■ Exercise material:
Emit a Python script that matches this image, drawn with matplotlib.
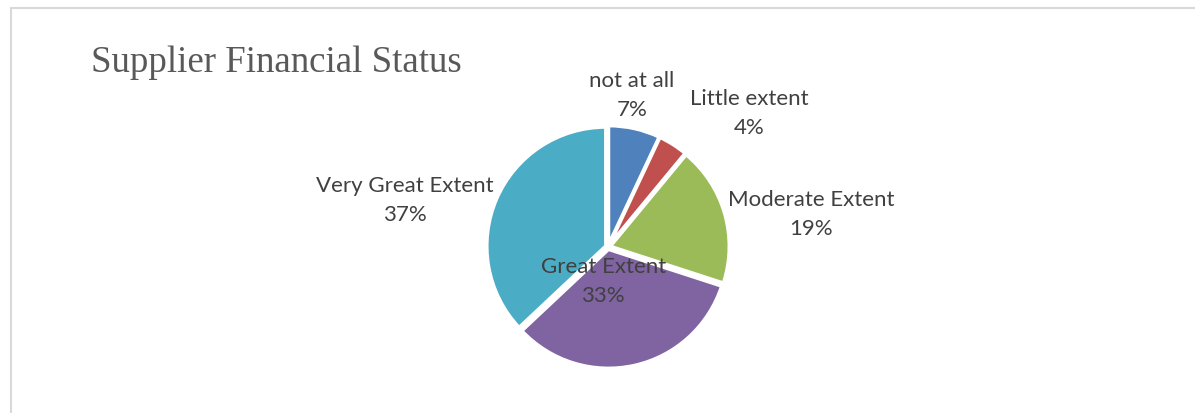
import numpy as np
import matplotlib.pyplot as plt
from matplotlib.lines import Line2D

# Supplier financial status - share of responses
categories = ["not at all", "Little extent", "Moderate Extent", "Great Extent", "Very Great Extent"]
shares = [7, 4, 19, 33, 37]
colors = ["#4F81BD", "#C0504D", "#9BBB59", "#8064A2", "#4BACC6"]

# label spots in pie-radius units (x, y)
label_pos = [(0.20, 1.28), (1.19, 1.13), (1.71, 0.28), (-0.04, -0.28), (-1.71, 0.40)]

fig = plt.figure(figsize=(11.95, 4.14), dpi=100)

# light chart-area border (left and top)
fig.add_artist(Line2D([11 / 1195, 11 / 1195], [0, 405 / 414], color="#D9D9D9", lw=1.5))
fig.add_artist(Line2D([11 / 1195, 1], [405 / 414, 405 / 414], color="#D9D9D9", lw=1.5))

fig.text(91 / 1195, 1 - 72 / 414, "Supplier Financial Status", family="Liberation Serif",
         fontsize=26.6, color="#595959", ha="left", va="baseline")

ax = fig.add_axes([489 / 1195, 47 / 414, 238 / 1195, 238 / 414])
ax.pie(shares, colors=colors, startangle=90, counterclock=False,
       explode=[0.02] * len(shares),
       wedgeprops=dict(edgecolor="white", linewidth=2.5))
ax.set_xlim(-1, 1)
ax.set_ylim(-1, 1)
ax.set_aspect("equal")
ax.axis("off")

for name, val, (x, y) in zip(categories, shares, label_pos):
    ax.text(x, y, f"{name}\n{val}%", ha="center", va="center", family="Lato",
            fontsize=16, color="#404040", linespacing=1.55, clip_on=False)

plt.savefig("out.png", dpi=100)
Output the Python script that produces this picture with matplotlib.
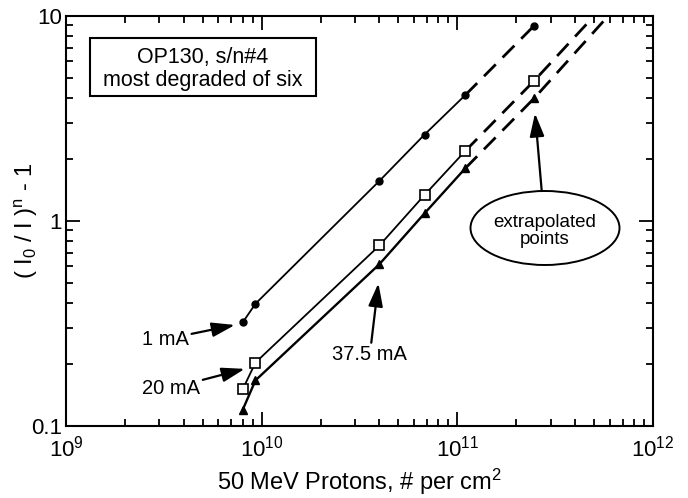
---
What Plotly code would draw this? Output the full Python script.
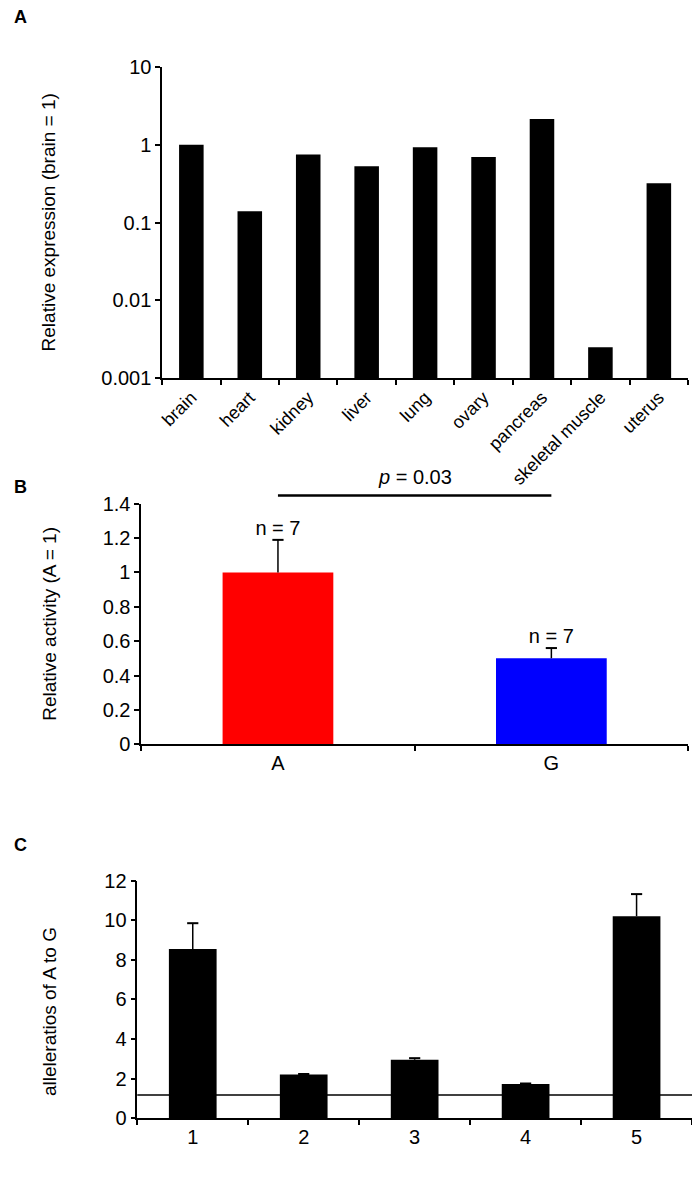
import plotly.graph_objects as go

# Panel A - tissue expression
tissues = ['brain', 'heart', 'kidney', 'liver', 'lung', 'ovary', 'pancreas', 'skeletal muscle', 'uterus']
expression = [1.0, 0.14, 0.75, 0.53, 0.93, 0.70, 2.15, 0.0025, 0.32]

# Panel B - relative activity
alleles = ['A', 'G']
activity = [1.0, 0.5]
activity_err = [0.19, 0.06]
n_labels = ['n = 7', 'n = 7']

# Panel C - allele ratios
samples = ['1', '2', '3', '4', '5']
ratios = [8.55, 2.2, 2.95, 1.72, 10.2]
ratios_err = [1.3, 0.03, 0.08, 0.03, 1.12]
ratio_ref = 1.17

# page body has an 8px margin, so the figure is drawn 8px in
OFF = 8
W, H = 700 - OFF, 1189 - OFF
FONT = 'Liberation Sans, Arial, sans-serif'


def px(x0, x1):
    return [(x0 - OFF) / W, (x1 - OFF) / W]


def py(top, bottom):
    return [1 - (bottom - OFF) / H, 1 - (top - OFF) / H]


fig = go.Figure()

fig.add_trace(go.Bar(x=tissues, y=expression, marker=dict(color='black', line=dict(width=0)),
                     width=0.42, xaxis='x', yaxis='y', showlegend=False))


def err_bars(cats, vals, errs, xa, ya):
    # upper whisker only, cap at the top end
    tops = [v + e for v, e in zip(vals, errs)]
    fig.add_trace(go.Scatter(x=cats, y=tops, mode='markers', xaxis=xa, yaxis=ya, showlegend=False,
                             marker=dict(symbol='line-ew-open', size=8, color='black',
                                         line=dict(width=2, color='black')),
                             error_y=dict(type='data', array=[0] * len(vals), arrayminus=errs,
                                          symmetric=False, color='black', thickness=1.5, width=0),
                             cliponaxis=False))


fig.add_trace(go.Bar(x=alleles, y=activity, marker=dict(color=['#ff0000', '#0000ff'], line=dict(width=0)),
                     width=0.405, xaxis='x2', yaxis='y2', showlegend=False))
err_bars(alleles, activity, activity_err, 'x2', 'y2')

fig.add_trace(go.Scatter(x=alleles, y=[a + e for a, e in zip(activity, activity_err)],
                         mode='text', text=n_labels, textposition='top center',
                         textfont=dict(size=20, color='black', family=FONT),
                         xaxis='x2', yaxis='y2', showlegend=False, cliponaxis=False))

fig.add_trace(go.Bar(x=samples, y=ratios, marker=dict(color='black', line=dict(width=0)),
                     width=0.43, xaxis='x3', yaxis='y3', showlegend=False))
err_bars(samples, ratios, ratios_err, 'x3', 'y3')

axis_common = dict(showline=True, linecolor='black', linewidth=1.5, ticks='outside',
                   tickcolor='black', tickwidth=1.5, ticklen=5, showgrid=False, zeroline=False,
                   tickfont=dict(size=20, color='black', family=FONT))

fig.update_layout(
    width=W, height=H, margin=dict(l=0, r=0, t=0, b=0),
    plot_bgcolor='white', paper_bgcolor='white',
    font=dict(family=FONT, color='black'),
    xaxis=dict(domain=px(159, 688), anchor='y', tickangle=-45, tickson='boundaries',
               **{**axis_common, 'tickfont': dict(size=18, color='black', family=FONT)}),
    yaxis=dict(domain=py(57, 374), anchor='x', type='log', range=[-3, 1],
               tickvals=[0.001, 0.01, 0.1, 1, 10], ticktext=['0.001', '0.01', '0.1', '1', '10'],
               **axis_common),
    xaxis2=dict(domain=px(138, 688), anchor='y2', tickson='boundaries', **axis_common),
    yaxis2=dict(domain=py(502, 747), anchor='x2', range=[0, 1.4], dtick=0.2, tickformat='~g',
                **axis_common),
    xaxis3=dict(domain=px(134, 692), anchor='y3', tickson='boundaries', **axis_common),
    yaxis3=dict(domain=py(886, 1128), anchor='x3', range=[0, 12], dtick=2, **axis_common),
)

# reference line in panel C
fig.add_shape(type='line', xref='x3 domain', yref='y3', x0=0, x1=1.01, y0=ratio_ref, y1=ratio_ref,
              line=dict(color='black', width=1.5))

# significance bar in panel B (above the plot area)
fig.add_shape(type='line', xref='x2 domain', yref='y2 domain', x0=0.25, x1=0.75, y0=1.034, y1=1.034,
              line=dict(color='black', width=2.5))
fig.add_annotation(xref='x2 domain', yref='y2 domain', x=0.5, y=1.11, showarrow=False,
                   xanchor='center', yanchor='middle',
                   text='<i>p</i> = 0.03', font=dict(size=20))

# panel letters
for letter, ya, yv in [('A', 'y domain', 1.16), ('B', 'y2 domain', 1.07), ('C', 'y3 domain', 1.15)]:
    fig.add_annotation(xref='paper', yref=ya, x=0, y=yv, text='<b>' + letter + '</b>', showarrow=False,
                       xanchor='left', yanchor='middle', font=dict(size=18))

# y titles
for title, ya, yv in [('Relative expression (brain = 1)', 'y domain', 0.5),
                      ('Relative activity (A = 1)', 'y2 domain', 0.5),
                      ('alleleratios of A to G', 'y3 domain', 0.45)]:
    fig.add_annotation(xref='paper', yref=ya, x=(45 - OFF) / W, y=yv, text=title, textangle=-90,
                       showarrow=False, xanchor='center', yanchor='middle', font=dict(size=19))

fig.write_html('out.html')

■ What needs to be done:
Quote the data above exactly from the line with "Emit a Python" to the line with "fig = plt.figure(figsize=(11.95, 4.14), dpi=100)", both ends counted, and nothing else. Pictures don't go in.

■ Answer to this exercise:
Emit a Python script that matches this image, drawn with matplotlib.
import numpy as np
import matplotlib.pyplot as plt
from matplotlib.lines import Line2D

# Supplier financial status - share of responses
categories = ["not at all", "Little extent", "Moderate Extent", "Great Extent", "Very Great Extent"]
shares = [7, 4, 19, 33, 37]
colors = ["#4F81BD", "#C0504D", "#9BBB59", "#8064A2", "#4BACC6"]

# label spots in pie-radius units (x, y)
label_pos = [(0.20, 1.28), (1.19, 1.13), (1.71, 0.28), (-0.04, -0.28), (-1.71, 0.40)]

fig = plt.figure(figsize=(11.95, 4.14), dpi=100)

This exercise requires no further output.